-- start DATASET EXTRACT --

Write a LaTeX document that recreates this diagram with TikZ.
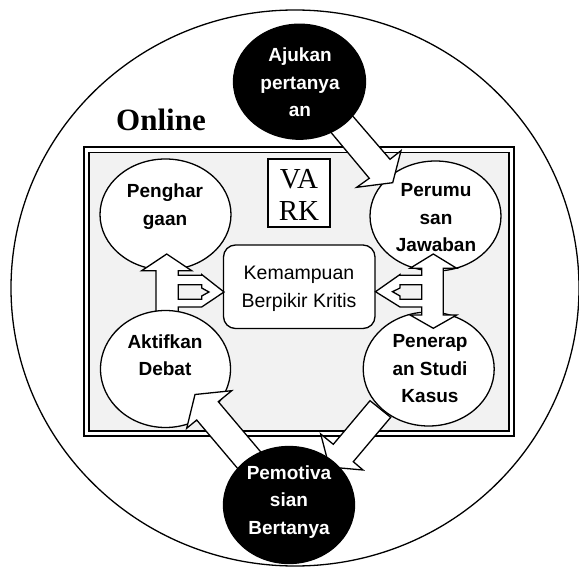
\documentclass[tikz,border=0pt]{standalone}
\usepackage{fontspec}
\newfontfamily\arialfont{Liberation Sans}
\newfontfamily\timesfont{Liberation Serif}
\usetikzlibrary{shapes.geometric}
\definecolor{framegray}{RGB}{242,242,242}
\begin{document}
\begin{tikzpicture}[x=1pt,y=-1pt,line join=miter,
  lw/.style={line width=1.3pt},
  bub/.style={ellipse,draw,lw,fill=white,inner sep=0pt},
  darkbub/.style={ellipse,draw,lw,fill=black,inner sep=0pt},
  btxt/.style={font=\arialfont\bfseries\fontsize{19}{27.6}\selectfont,align=center,inner sep=0pt},
  blockarrow/.style={draw,lw,fill=white},
  hole/.style={draw,lw,fill=framegray}]
\useasboundingbox (0,0) rectangle (579,567);
% outer circle
\draw[lw,fill=white] (295,288) ellipse (284 and 278);
\node[font=\timesfont\bfseries\fontsize{31}{31}\selectfont,anchor=base,inner sep=0pt] (online) at (161,131) {Online};
% double frame
\draw[line width=2pt] (84,147.5) rectangle (514,436);
\draw[line width=1.2pt,fill=framegray] (89,152.5) rectangle (509,431);
% VARK box
\node[draw,lw,fill=white,inner sep=0pt,minimum width=62pt,minimum height=68pt] (vark) at (299,193) {};
% central box
\node[draw,lw,fill=white,rounded corners=12pt,inner sep=0pt,minimum width=151.5pt,minimum height=83.5pt] (kbox) at (299.25,286.75) {};
% white ellipses
\node[bub,minimum width=131pt,minimum height=111pt] (peng) at (165.5,214.5) {};
\node[bub,minimum width=131pt,minimum height=110pt] (perum) at (435.5,216) {};
\node[bub,minimum width=131pt,minimum height=114pt] (pener) at (428.7,369) {};
% left vertical arrow with branches to the central box
\draw[blockarrow] (156,335) -- (156,270.7) -- (141.7,270.7) -- (166.7,254) -- (191.7,270.7) -- (178.3,270.7)
  -- (178.3,275.3) -- (201.7,275.3) -- (201.7,274.5) -- (224,292) -- (201.7,307) -- (178.3,307) -- (178.3,335) -- cycle;
\draw[hole] (178.3,284.7) -- (201.7,284.7) -- (201.7,288) -- (209,292) -- (201.7,296) -- (201.7,299.3) -- (178.3,299.3) -- cycle;
\node[bub,minimum width=130pt,minimum height=117pt] (aktif) at (165.5,369) {};
% right vertical double arrow with branches
\draw[blockarrow] (421.7,268.3) -- (410,268.3) -- (433.3,254) -- (456.7,268.3) -- (443.3,268.3) -- (443.3,315)
  -- (456.7,315) -- (433.3,328.3) -- (410,315) -- (421.7,315) -- (421.7,307) -- (400,307) -- (375.5,291.7)
  -- (400,274.5) -- (400,275.3) -- (421.7,275.3) -- cycle;
\draw[hole] (421.7,284.7) -- (400,284.7) -- (400,288) -- (392.5,291.7) -- (400,296) -- (400,299.3) -- (421.7,299.3) -- cycle;
% diagonal arrows
\draw[blockarrow] (318.7,117.7) -- (369.3,178.3) -- (356.7,187.3) -- (392.7,182.7) -- (401,150.7) -- (390,159.3) -- (340,101.3) -- cycle;
\draw[blockarrow] (241.9,473.5) -- (196.7,420) -- (186.7,428.3) -- (195,394.5) -- (231.7,390.7) -- (218.3,401.7) -- (263.5,455.2) -- cycle;
\draw[blockarrow] (370,400.7) -- (333.3,444.3) -- (320.7,434) -- (329.3,467) -- (363,470) -- (353.3,461.7) -- (390.7,417.3) -- cycle;
% black ellipses
\node[darkbub,minimum width=132pt,minimum height=115pt] (ajukan) at (299.5,81.7) {};
\node[darkbub,minimum width=131pt,minimum height=117pt] (pemot) at (289,505) {};
% texts
\node[font=\timesfont\fontsize{29}{31.6}\selectfont,align=center,inner sep=0pt] (varkT) at (299,195.2) {VA\\RK};
\node[font=\arialfont\fontsize{19.5}{27.5}\selectfont,align=center,inner sep=0pt] (kT) at (299,288.8) {Kemampuan\\Berpikir Kritis};
\node[btxt] (pengT) at (165,206.7) {Penghar\\gaan};
\node[btxt] (perumT) at (436,217.7) {Perumu\\san\\Jawaban};
\node[btxt] (aktifT) at (165,355.2) {Aktifkan\\Debat};
\node[btxt] (penerT) at (430,368.8) {Penerap\\an Studi\\Kasus};
\node[btxt,text=white] (ajukanT) at (300,82.4) {Ajukan\\pertanya\\an};
\node[btxt,text=white] (pemotT) at (289,501.8) {Pemotiva\\sian\\Bertanya};
\end{tikzpicture}
\end{document}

-- end DATASET EXTRACT --

WHAT IS REQUIRED:
In your copy, leave out the pictures and reproduce the material above exactly.

ANSWER TO THIS TASK:
Write a LaTeX document that recreates this diagram with TikZ.
\documentclass[tikz,border=0pt]{standalone}
\usepackage{fontspec}
\newfontfamily\arialfont{Liberation Sans}
\newfontfamily\timesfont{Liberation Serif}
\usetikzlibrary{shapes.geometric}
\definecolor{framegray}{RGB}{242,242,242}
\begin{document}
\begin{tikzpicture}[x=1pt,y=-1pt,line join=miter,
  lw/.style={line width=1.3pt},
  bub/.style={ellipse,draw,lw,fill=white,inner sep=0pt},
  darkbub/.style={ellipse,draw,lw,fill=black,inner sep=0pt},
  btxt/.style={font=\arialfont\bfseries\fontsize{19}{27.6}\selectfont,align=center,inner sep=0pt},
  blockarrow/.style={draw,lw,fill=white},
  hole/.style={draw,lw,fill=framegray}]
\useasboundingbox (0,0) rectangle (579,567);
% outer circle
\draw[lw,fill=white] (295,288) ellipse (284 and 278);
\node[font=\timesfont\bfseries\fontsize{31}{31}\selectfont,anchor=base,inner sep=0pt] (online) at (161,131) {Online};
% double frame
\draw[line width=2pt] (84,147.5) rectangle (514,436);
\draw[line width=1.2pt,fill=framegray] (89,152.5) rectangle (509,431);
% VARK box
\node[draw,lw,fill=white,inner sep=0pt,minimum width=62pt,minimum height=68pt] (vark) at (299,193) {};
% central box
\node[draw,lw,fill=white,rounded corners=12pt,inner sep=0pt,minimum width=151.5pt,minimum height=83.5pt] (kbox) at (299.25,286.75) {};
% white ellipses
\node[bub,minimum width=131pt,minimum height=111pt] (peng) at (165.5,214.5) {};
\node[bub,minimum width=131pt,minimum height=110pt] (perum) at (435.5,216) {};
\node[bub,minimum width=131pt,minimum height=114pt] (pener) at (428.7,369) {};
% left vertical arrow with branches to the central box
\draw[blockarrow] (156,335) -- (156,270.7) -- (141.7,270.7) -- (166.7,254) -- (191.7,270.7) -- (178.3,270.7)
  -- (178.3,275.3) -- (201.7,275.3) -- (201.7,274.5) -- (224,292) -- (201.7,307) -- (178.3,307) -- (178.3,335) -- cycle;
\draw[hole] (178.3,284.7) -- (201.7,284.7) -- (201.7,288) -- (209,292) -- (201.7,296) -- (201.7,299.3) -- (178.3,299.3) -- cycle;
\node[bub,minimum width=130pt,minimum height=117pt] (aktif) at (165.5,369) {};
% right vertical double arrow with branches
\draw[blockarrow] (421.7,268.3) -- (410,268.3) -- (433.3,254) -- (456.7,268.3) -- (443.3,268.3) -- (443.3,315)
  -- (456.7,315) -- (433.3,328.3) -- (410,315) -- (421.7,315) -- (421.7,307) -- (400,307) -- (375.5,291.7)
  -- (400,274.5) -- (400,275.3) -- (421.7,275.3) -- cycle;
\draw[hole] (421.7,284.7) -- (400,284.7) -- (400,288) -- (392.5,291.7) -- (400,296) -- (400,299.3) -- (421.7,299.3) -- cycle;
% diagonal arrows
\draw[blockarrow] (318.7,117.7) -- (369.3,178.3) -- (356.7,187.3) -- (392.7,182.7) -- (401,150.7) -- (390,159.3) -- (340,101.3) -- cycle;
\draw[blockarrow] (241.9,473.5) -- (196.7,420) -- (186.7,428.3) -- (195,394.5) -- (231.7,390.7) -- (218.3,401.7) -- (263.5,455.2) -- cycle;
\draw[blockarrow] (370,400.7) -- (333.3,444.3) -- (320.7,434) -- (329.3,467) -- (363,470) -- (353.3,461.7) -- (390.7,417.3) -- cycle;
% black ellipses
\node[darkbub,minimum width=132pt,minimum height=115pt] (ajukan) at (299.5,81.7) {};
\node[darkbub,minimum width=131pt,minimum height=117pt] (pemot) at (289,505) {};
% texts
\node[font=\timesfont\fontsize{29}{31.6}\selectfont,align=center,inner sep=0pt] (varkT) at (299,195.2) {VA\\RK};
\node[font=\arialfont\fontsize{19.5}{27.5}\selectfont,align=center,inner sep=0pt] (kT) at (299,288.8) {Kemampuan\\Berpikir Kritis};
\node[btxt] (pengT) at (165,206.7) {Penghar\\gaan};
\node[btxt] (perumT) at (436,217.7) {Perumu\\san\\Jawaban};
\node[btxt] (aktifT) at (165,355.2) {Aktifkan\\Debat};
\node[btxt] (penerT) at (430,368.8) {Penerap\\an Studi\\Kasus};
\node[btxt,text=white] (ajukanT) at (300,82.4) {Ajukan\\pertanya\\an};
\node[btxt,text=white] (pemotT) at (289,501.8) {Pemotiva\\sian\\Bertanya};
\end{tikzpicture}
\end{document}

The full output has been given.